[OBJECTIVE]
Return each line of the listing below, unchanged, and omit the images.

#####

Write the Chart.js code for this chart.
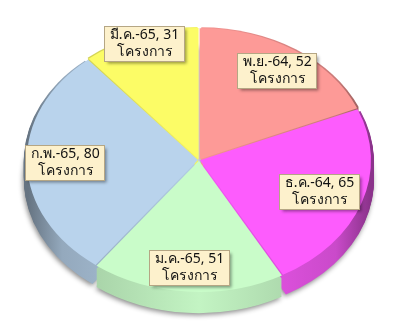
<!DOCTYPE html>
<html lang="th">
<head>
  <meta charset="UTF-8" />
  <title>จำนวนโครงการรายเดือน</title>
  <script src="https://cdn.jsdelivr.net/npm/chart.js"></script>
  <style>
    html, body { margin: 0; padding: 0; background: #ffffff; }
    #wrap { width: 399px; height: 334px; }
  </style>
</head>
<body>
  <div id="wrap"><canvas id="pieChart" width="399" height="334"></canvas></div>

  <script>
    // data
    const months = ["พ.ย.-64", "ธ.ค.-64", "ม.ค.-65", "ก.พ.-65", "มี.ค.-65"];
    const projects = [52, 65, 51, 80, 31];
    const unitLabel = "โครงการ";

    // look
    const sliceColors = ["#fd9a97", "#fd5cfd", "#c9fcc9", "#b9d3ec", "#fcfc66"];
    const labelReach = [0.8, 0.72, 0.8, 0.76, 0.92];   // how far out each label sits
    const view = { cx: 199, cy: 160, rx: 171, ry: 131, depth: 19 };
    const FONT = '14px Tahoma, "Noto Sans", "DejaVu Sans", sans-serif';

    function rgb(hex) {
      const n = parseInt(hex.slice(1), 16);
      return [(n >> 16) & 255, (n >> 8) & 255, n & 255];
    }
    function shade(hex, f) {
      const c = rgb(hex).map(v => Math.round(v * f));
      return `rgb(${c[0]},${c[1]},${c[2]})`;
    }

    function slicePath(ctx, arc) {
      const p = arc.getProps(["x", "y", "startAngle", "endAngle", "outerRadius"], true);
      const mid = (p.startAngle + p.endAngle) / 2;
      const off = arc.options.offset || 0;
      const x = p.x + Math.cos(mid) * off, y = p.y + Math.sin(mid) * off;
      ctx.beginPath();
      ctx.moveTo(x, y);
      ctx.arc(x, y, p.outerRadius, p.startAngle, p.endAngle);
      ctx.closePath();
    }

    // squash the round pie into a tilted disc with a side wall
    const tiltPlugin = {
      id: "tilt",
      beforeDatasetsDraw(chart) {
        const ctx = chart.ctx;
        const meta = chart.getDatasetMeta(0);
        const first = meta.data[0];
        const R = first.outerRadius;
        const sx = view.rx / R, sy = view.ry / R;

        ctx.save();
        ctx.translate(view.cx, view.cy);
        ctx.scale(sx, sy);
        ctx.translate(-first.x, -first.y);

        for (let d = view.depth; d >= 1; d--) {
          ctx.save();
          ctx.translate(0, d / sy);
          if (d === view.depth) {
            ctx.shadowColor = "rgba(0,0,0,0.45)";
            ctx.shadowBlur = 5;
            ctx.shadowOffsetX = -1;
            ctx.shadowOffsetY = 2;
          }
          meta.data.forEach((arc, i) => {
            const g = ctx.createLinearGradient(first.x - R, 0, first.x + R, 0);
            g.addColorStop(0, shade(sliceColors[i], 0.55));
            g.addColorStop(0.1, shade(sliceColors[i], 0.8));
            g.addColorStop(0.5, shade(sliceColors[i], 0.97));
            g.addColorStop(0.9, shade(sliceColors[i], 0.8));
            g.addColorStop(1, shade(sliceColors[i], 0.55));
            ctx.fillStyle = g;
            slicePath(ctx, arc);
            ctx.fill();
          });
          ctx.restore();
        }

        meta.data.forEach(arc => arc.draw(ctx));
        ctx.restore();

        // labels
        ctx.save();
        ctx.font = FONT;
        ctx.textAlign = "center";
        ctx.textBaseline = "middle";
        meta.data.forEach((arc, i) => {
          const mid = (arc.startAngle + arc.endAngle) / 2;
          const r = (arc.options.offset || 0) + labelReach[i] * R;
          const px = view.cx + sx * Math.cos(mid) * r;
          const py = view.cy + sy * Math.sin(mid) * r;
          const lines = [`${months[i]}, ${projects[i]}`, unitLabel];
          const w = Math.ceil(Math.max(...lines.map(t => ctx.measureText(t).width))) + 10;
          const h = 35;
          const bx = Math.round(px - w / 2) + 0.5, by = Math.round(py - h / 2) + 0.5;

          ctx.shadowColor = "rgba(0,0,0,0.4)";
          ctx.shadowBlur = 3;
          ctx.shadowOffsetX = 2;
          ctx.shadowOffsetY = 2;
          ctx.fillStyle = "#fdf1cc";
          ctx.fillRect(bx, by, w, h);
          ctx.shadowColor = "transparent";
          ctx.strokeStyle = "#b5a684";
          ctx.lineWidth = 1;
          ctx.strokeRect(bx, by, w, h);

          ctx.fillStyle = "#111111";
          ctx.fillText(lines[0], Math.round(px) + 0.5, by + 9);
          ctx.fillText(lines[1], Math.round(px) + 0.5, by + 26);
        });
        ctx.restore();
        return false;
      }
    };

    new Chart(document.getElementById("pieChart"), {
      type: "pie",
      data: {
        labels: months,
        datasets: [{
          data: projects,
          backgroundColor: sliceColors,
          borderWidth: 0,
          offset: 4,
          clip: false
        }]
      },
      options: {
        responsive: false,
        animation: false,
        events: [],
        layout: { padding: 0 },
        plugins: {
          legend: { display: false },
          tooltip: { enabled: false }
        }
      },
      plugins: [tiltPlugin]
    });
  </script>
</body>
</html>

#####

[COMPLETE OUTPUT]
Write the Chart.js code for this chart.
<!DOCTYPE html>
<html lang="th">
<head>
  <meta charset="UTF-8" />
  <title>จำนวนโครงการรายเดือน</title>
  <script src="https://cdn.jsdelivr.net/npm/chart.js"></script>
  <style>
    html, body { margin: 0; padding: 0; background: #ffffff; }
    #wrap { width: 399px; height: 334px; }
  </style>
</head>
<body>
  <div id="wrap"><canvas id="pieChart" width="399" height="334"></canvas></div>

  <script>
    // data
    const months = ["พ.ย.-64", "ธ.ค.-64", "ม.ค.-65", "ก.พ.-65", "มี.ค.-65"];
    const projects = [52, 65, 51, 80, 31];
    const unitLabel = "โครงการ";

    // look
    const sliceColors = ["#fd9a97", "#fd5cfd", "#c9fcc9", "#b9d3ec", "#fcfc66"];
    const labelReach = [0.8, 0.72, 0.8, 0.76, 0.92];   // how far out each label sits
    const view = { cx: 199, cy: 160, rx: 171, ry: 131, depth: 19 };
    const FONT = '14px Tahoma, "Noto Sans", "DejaVu Sans", sans-serif';

    function rgb(hex) {
      const n = parseInt(hex.slice(1), 16);
      return [(n >> 16) & 255, (n >> 8) & 255, n & 255];
    }
    function shade(hex, f) {
      const c = rgb(hex).map(v => Math.round(v * f));
      return `rgb(${c[0]},${c[1]},${c[2]})`;
    }

    function slicePath(ctx, arc) {
      const p = arc.getProps(["x", "y", "startAngle", "endAngle", "outerRadius"], true);
      const mid = (p.startAngle + p.endAngle) / 2;
      const off = arc.options.offset || 0;
      const x = p.x + Math.cos(mid) * off, y = p.y + Math.sin(mid) * off;
      ctx.beginPath();
      ctx.moveTo(x, y);
      ctx.arc(x, y, p.outerRadius, p.startAngle, p.endAngle);
      ctx.closePath();
    }

    // squash the round pie into a tilted disc with a side wall
    const tiltPlugin = {
      id: "tilt",
      beforeDatasetsDraw(chart) {
        const ctx = chart.ctx;
        const meta = chart.getDatasetMeta(0);
        const first = meta.data[0];
        const R = first.outerRadius;
        const sx = view.rx / R, sy = view.ry / R;

        ctx.save();
        ctx.translate(view.cx, view.cy);
        ctx.scale(sx, sy);
        ctx.translate(-first.x, -first.y);

        for (let d = view.depth; d >= 1; d--) {
          ctx.save();
          ctx.translate(0, d / sy);
          if (d === view.depth) {
            ctx.shadowColor = "rgba(0,0,0,0.45)";
            ctx.shadowBlur = 5;
            ctx.shadowOffsetX = -1;
            ctx.shadowOffsetY = 2;
          }
          meta.data.forEach((arc, i) => {
            const g = ctx.createLinearGradient(first.x - R, 0, first.x + R, 0);
            g.addColorStop(0, shade(sliceColors[i], 0.55));
            g.addColorStop(0.1, shade(sliceColors[i], 0.8));
            g.addColorStop(0.5, shade(sliceColors[i], 0.97));
            g.addColorStop(0.9, shade(sliceColors[i], 0.8));
            g.addColorStop(1, shade(sliceColors[i], 0.55));
            ctx.fillStyle = g;
            slicePath(ctx, arc);
            ctx.fill();
          });
          ctx.restore();
        }

        meta.data.forEach(arc => arc.draw(ctx));
        ctx.restore();

        // labels
        ctx.save();
        ctx.font = FONT;
        ctx.textAlign = "center";
        ctx.textBaseline = "middle";
        meta.data.forEach((arc, i) => {
          const mid = (arc.startAngle + arc.endAngle) / 2;
          const r = (arc.options.offset || 0) + labelReach[i] * R;
          const px = view.cx + sx * Math.cos(mid) * r;
          const py = view.cy + sy * Math.sin(mid) * r;
          const lines = [`${months[i]}, ${projects[i]}`, unitLabel];
          const w = Math.ceil(Math.max(...lines.map(t => ctx.measureText(t).width))) + 10;
          const h = 35;
          const bx = Math.round(px - w / 2) + 0.5, by = Math.round(py - h / 2) + 0.5;

          ctx.shadowColor = "rgba(0,0,0,0.4)";
          ctx.shadowBlur = 3;
          ctx.shadowOffsetX = 2;
          ctx.shadowOffsetY = 2;
          ctx.fillStyle = "#fdf1cc";
          ctx.fillRect(bx, by, w, h);
          ctx.shadowColor = "transparent";
          ctx.strokeStyle = "#b5a684";
          ctx.lineWidth = 1;
          ctx.strokeRect(bx, by, w, h);

          ctx.fillStyle = "#111111";
          ctx.fillText(lines[0], Math.round(px) + 0.5, by + 9);
          ctx.fillText(lines[1], Math.round(px) + 0.5, by + 26);
        });
        ctx.restore();
        return false;
      }
    };

    new Chart(document.getElementById("pieChart"), {
      type: "pie",
      data: {
        labels: months,
        datasets: [{
          data: projects,
          backgroundColor: sliceColors,
          borderWidth: 0,
          offset: 4,
          clip: false
        }]
      },
      options: {
        responsive: false,
        animation: false,
        events: [],
        layout: { padding: 0 },
        plugins: {
          legend: { display: false },
          tooltip: { enabled: false }
        }
      },
      plugins: [tiltPlugin]
    });
  </script>
</body>
</html>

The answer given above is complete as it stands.